Tax season has arrived, and if you would like to lower your bill to the government this year, it is important to understand what tax credits you can claim.
First, tax credits shouldn’t be confused with tax deductions.
A tax credit will directly offset the tax you owe, while a deduction reduces how much income is taxable.
As a simple example, a $500 tax credit will wipe out $500 in taxes due.
On the other hand, a tax deduction depends on your tax bracket. For those in the 22% tax bracket, a $1,000 deduction will save $220 in taxes.
Some credits are refundable. This means they will result in a refund if the amount of the credit exceeds the amount of taxes owed.
Other credits are nonrefundable. They will wipe out your tax bill but won’t result in a refund.
Tax credits are more valuable, so the government places income limits and other restrictions on who can claim them. These restrictions vary for each credit.

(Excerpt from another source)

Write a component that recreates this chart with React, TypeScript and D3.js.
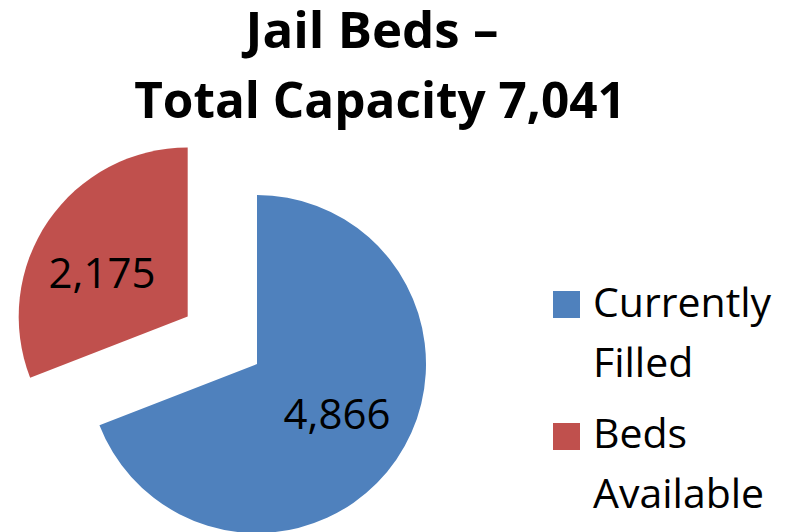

Most common credits fall into the following categories: tax credits for college, tax credits for families and tax credits for low-income households.
College tax credits
There are two tax credits for those paying college tuition. The more worthwhile of the two is the American Opportunity tax credit.

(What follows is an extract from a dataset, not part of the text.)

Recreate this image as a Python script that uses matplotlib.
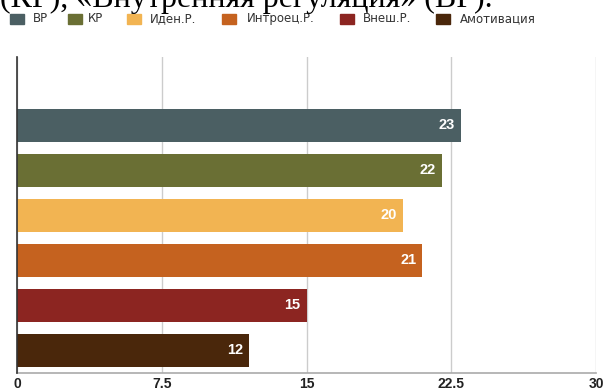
import matplotlib
matplotlib.use("Agg")
import matplotlib.pyplot as plt
from matplotlib.patches import Rectangle

categories = ["ВР", "КР", "Иден.Р.", "Интроец.Р.", "Внеш.Р.", "Амотивация"]
values = [23, 22, 20, 21, 15, 12]
colors = ["#4b5f63", "#6a6f34", "#f2b452", "#c5621f", "#8c2521", "#4a270b"]
xticks = [0, 7.5, 15, 22.5, 30]
xtick_labels = ["0", "7.5", "15", "22.5", "30"]
header = "(КР), «Внутренняя регуляция» (ВР)."

W, H = 603, 392
fig = plt.figure(figsize=(W / 100, H / 100), dpi=100)

# axes placement in pixels
L, R, T, B = 17, 596, 57, 373
ax = fig.add_axes([L / W, 1 - B / H, (R - L) / W, (B - T) / H])

ypos = list(range(len(values)))
ax.barh(ypos, values, height=0.74, color=colors, zorder=3)
for y, v in zip(ypos, values):
    ax.text(v - 0.3, y, str(v), ha="right", va="center", color="white",
            fontsize=10.5, fontweight="bold", family="Liberation Sans", zorder=4)

ax.set_xlim(0, 30)
ax.set_ylim(5.5, -1.52)
ax.set_xticks(xticks)
ax.set_xticklabels(xtick_labels)
ax.set_yticks([])
ax.tick_params(axis="x", length=0, pad=3, labelsize=10, colors="#222222")
for lab in ax.get_xticklabels():
    lab.set_fontweight("bold")
    lab.set_family("Liberation Sans")
ax.grid(axis="x", color="#cccccc", linewidth=1, zorder=0)
for s in ["top", "right"]:
    ax.spines[s].set_visible(False)
ax.spines["left"].set_color("#333333")
ax.spines["left"].set_linewidth(1.2)
ax.spines["bottom"].set_color("#aaaaaa")
ax.spines["bottom"].set_linewidth(1.2)
ax.spines["left"].set_zorder(5)

# legend (manual, figure pixel coords)
sq_x = [10, 68, 127, 222, 340, 436]
txt_x = [33, 88, 150, 247, 363, 460]
ly = 18.5
for c, lab, sx, tx in zip(colors, categories, sq_x, txt_x):
    fig.patches.append(Rectangle((sx / W, 1 - (ly + 5) / H), 14 / W, 10 / H,
                                 transform=fig.transFigure, color=c))
    fig.text(tx / W, 1 - ly / H, lab, ha="left", va="center", fontsize=8.5,
             family="DejaVu Sans", color="#333333")

# header text cut at the top
fig.text(0, 1 - 6.5 / H, header, ha="left", va="baseline", fontsize=23,
         family="Liberation Serif", color="black")

fig.savefig("out.png", dpi=100)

Parents of dependent students, as well as independent students, may be eligible for a $2,500 per student credit for the first four years of undergraduate education. Up to $1,000 of that is refundable.
To claim the credit, students must be enrolled at least half time for one academic period, be pursuing a degree or other recognized education credential, and not have previously claimed an American Opportunity credit or the former Hope Credit for more than four tax years.
Eligible expenses include tuition, fees, and expenses that are required for attendance in class, such as books.
The other tax credit for college tuition is the Lifetime Learning credit. The lifetime learning credit is equal to 20% of qualified education expenses, up to a $2,000 credit per year.
There is no limit to how many years someone can claim a lifetime learning credit, and classes don’t have to be part of a degree program.
Child tax credit
Next on the list is the child tax credit, which is now $3,000 for children ages 6-17 and $3,600 for children younger than age 6.
Also, instead of being partially refundable as it has been in the past, the child tax credit is now fully refundable.
Last on the list is the earned income tax credit. The earned income tax is a tax credit for workers with low to moderate income.
Eligibility for the tax credit is based on various factors including family size, filing status, and income.
Also, to be eligible for the earned income tax credit, taxpayers are also limited to how much in investment income they earn in a year.
If the earned income tax credit exceeds the amount of taxes owed, it will result in a tax refund.